É preciso reconhecimento internacional para que um artista
seja reconhecido no seu país de origem?
Já não, já foi. Há 15 anos atrás era assim. Olho para a
carreira de algumas amigas e colegas que tenho, como é o caso da Mariza ou da
Ana Moura, que já disseram que precisaram de reconhecimento lá fora para serem
reconhecidas em Portugal. Hoje em dia, isso já não é necessário. Eu não
precisei de fazer absolutamente nada lá fora para ter as pessoas que gostam de
mim. O fenómeno Salvador começa antes da vitória na Eurovisão, quando foi à
eliminatória, por causa da controvérsia. A controvérsia é o melhor que pode
acontecer. E a verdade é que quem falou mal teve de se calar.
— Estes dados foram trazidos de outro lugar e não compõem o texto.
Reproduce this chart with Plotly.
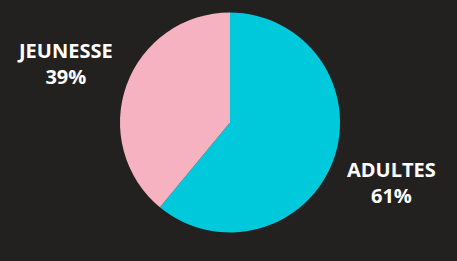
import plotly.graph_objects as go

categories = ["ADULTES", "JEUNESSE"]
values = [61, 39]
colors = ["#00C9DB", "#F7B2C1"]

W, H = 457, 261
cx, cy, r = 230, 122.5, 110

fig = go.Figure(go.Pie(
    labels=categories,
    values=values,
    sort=False,
    direction="clockwise",
    rotation=0,
    marker=dict(colors=colors, line=dict(width=0)),
    textinfo="none",
    hoverinfo="label+percent",
    showlegend=False,
    domain=dict(x=[(cx - r) / W, (cx + r) / W], y=[(H - cy - r) / H, (H - cy + r) / H]),
))

label_pos = {"JEUNESSE": (65, 63), "ADULTES": (391, 182)}
total = sum(values)
for cat, val in zip(categories, values):
    px, py = label_pos[cat]
    fig.add_annotation(
        x=px / W, y=(H - py) / H, xref="paper", yref="paper",
        text=f"{cat}<br>{round(val / total * 100)}%",
        showarrow=False, xanchor="center", yanchor="middle",
        font=dict(family="Open Sans", size=20, color="white", weight="bold"),
        align="center",
    )

fig.update_layout(
    width=W, height=H,
    margin=dict(l=0, r=0, t=0, b=0),
    paper_bgcolor="#232120",
    plot_bgcolor="#232120",
)
fig.write_html(
    "out.html",
    config={"displayModeBar": False},
    post_script="document.body.style.margin='0';document.body.style.background='#232120';",
)
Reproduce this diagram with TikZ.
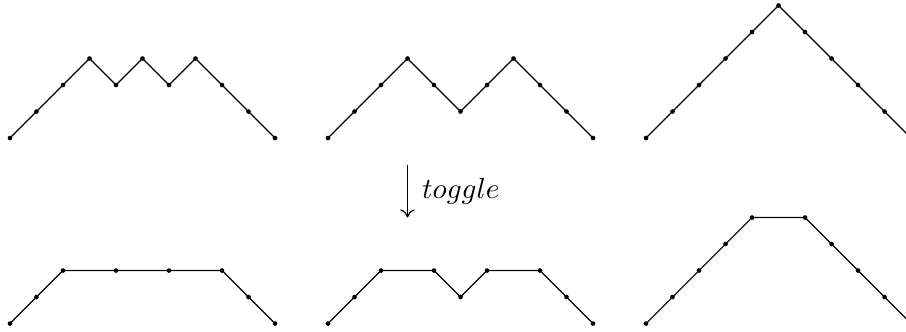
\documentclass[tikz,border=0pt]{standalone}
\usepackage{amssymb}
\usetikzlibrary{positioning,arrows.meta}

\tikzset{pathline/.style={line width=0.4pt}}

\begin{document}
\begin{tikzpicture}[x=0.32cm,y=0.32cm]
\useasboundingbox (-0.377,-7.283) rectangle (33.81,5.208);

% top row: Dyck paths
\path[shape=coordinate]
(0,0) coordinate(d1-1) (1,1) coordinate(d1-2)
(2,2) coordinate(d1-3) (3,3) coordinate(d1-4)
(4,2) coordinate(d1-5) (5,3) coordinate(d1-6)
(6,2) coordinate(d1-7) (7,3) coordinate(d1-8)
(8,2) coordinate(d1-9) (9,1) coordinate(d1-10)
(10,0) coordinate(d1-11);
\draw[pathline] (d1-1) -- (d1-2) -- (d1-3) -- (d1-4) -- (d1-5) -- (d1-6)
  -- (d1-7) -- (d1-8) -- (d1-9) -- (d1-10) -- (d1-11);

\path[shape=coordinate]
(12,0) coordinate(d2-1) (13,1) coordinate(d2-2)
(14,2) coordinate(d2-3) (15,3) coordinate(d2-4)
(16,2) coordinate(d2-5) (17,1) coordinate(d2-6)
(18,2) coordinate(d2-7) (19,3) coordinate(d2-8)
(20,2) coordinate(d2-9) (21,1) coordinate(d2-10)
(22,0) coordinate(d2-11);
\draw[pathline] (d2-1) -- (d2-2) -- (d2-3) -- (d2-4) -- (d2-5) -- (d2-6)
  -- (d2-7) -- (d2-8) -- (d2-9) -- (d2-10) -- (d2-11);

\path[shape=coordinate]
(24,0) coordinate(d3-1) (25,1) coordinate(d3-2)
(26,2) coordinate(d3-3) (27,3) coordinate(d3-4)
(28,4) coordinate(d3-5) (29,5) coordinate(d3-6)
(30,4) coordinate(d3-7) (31,3) coordinate(d3-8)
(32,2) coordinate(d3-9) (33,1) coordinate(d3-10)
(34,0) coordinate(d3-11);
\draw[pathline] (d3-1) -- (d3-2) -- (d3-3) -- (d3-4) -- (d3-5) -- (d3-6)
  -- (d3-7) -- (d3-8) -- (d3-9) -- (d3-10) -- (d3-11);

% bottom row: toggled paths
\path[shape=coordinate]
(0,-7) coordinate(m1-1) (1,-6) coordinate(m1-2)
(2,-5) coordinate(m1-3) (4,-5) coordinate(m1-4)
(6,-5) coordinate(m1-5) (8,-5) coordinate(m1-6)
(9,-6) coordinate(m1-7) (10,-7) coordinate(m1-8);
\draw[pathline] (m1-1) -- (m1-2) -- (m1-3) -- (m1-4) -- (m1-5) -- (m1-6)
  -- (m1-7) -- (m1-8);

\path[shape=coordinate]
(12,-7) coordinate(m2-1) (13,-6) coordinate(m2-2)
(14,-5) coordinate(m2-3) (16,-5) coordinate(m2-4)
(17,-6) coordinate(m2-5) (18,-5) coordinate(m2-6)
(20,-5) coordinate(m2-7) (21,-6) coordinate(m2-8)
(22,-7) coordinate(m2-9);
\draw[pathline] (m2-1) -- (m2-2) -- (m2-3) -- (m2-4) -- (m2-5) -- (m2-6)
  -- (m2-7) -- (m2-8) -- (m2-9);

\path[shape=coordinate]
(24,-7) coordinate(m3-1) (25,-6) coordinate(m3-2)
(26,-5) coordinate(m3-3) (27,-4) coordinate(m3-4)
(28,-3) coordinate(m3-5) (30,-3) coordinate(m3-6)
(31,-4) coordinate(m3-7) (32,-5) coordinate(m3-8)
(33,-6) coordinate(m3-9) (34,-7) coordinate(m3-10);
\draw[pathline] (m3-1) -- (m3-2) -- (m3-3) -- (m3-4) -- (m3-5) -- (m3-6)
  -- (m3-7) -- (m3-8) -- (m3-9) -- (m3-10);

% vertices
\foreach \k in {1,2,3} {
  \foreach \i in {1,...,11} \fill (d\k-\i) circle (0.8pt);
}
\foreach \i in {1,...,8} \fill (m1-\i) circle (0.8pt);
\foreach \i in {1,...,9} \fill (m2-\i) circle (0.8pt);
\foreach \i in {1,...,10} \fill (m3-\i) circle (0.8pt);

% toggle arrow
\coordinate (tg1) at (15,-1);
\coordinate (tg2) at (15,-3);
\draw[-{To[length=2.8pt,width=5pt]}] (tg1) -- (tg2)
  node[midway,right,xshift=1.5pt] (tgl) {$toggle$};

\end{tikzpicture}
\end{document}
A Eurovisão ganhou uma nova vida em Portugal pela
controvérsia. A vitória foi a cereja no topo do bolo
O festival da Eurovisão ganhou uma nova vida em Portugal?
Pela primeira vez em Portugal, o país voltou a parar para
ver a Eurovisão, como fazia quando eu era miúda. Há quantos anos isto não
acontecia? E isto a propósito da controvérsia que o Salvador criou, porque ele
era bom mas criava discórdia. E o bom ganhou, porque o que importa é a música,
o seu intérprete e o autor, não é o espetáculo nem o fogo-de-artifício. O
festival ganhou uma nova vida em Portugal pela controvérsia. A vitória foi a
cereja no topo do bolo e uma chapada com luvas de pelica a quem acha que aquilo
não é música representativa da canção portuguesa.
O Governo de António Costa restaurou o Ministério da
Cultura. Como é que olha para o trabalho que tem sido feito pelo ministro
Castro Mendes?
Eu tenho obviamente opinião política, obviamente que tenho
religião e clube desportivo. Mas, sabendo eu a repercussão que estas coisas
têm, prefiro nunca me pronunciar acerca de política, religião e futebol.
O que é que precisa de ser feito em Portugal a nível de
promoção da Cultura?
Há uma coisa muito importante que eu aprendi no Brasil e que
Portugal precisa de aprender um bocadinho: é ver o copo meio cheio. Seria muito
injusto da minha parte dizer que não estamos a melhorar, porque nós estamos a
melhorar no que diz respeito à Cultura, pelo menos à música. Eu sei que há
outras áreas menos beneficiadas, mas eu não posso queixar-me. A música está a
ganhar um lugar muito importante. Porém, enquanto artista e enquanto cidadã que
desconta, acho que há medidas que precisam de ser tomadas para nos defendermos,
para um dia termos uma reforma. A nível de condições de trabalho, há coisas que
podiam ser um bocadinho melhores. Devemos olhar para os exemplos de Espanha e
França, que têm um sindicato de artistas, e uma forma diferente de lidar com
artistas. Gosto de acreditar num futuro breve melhor.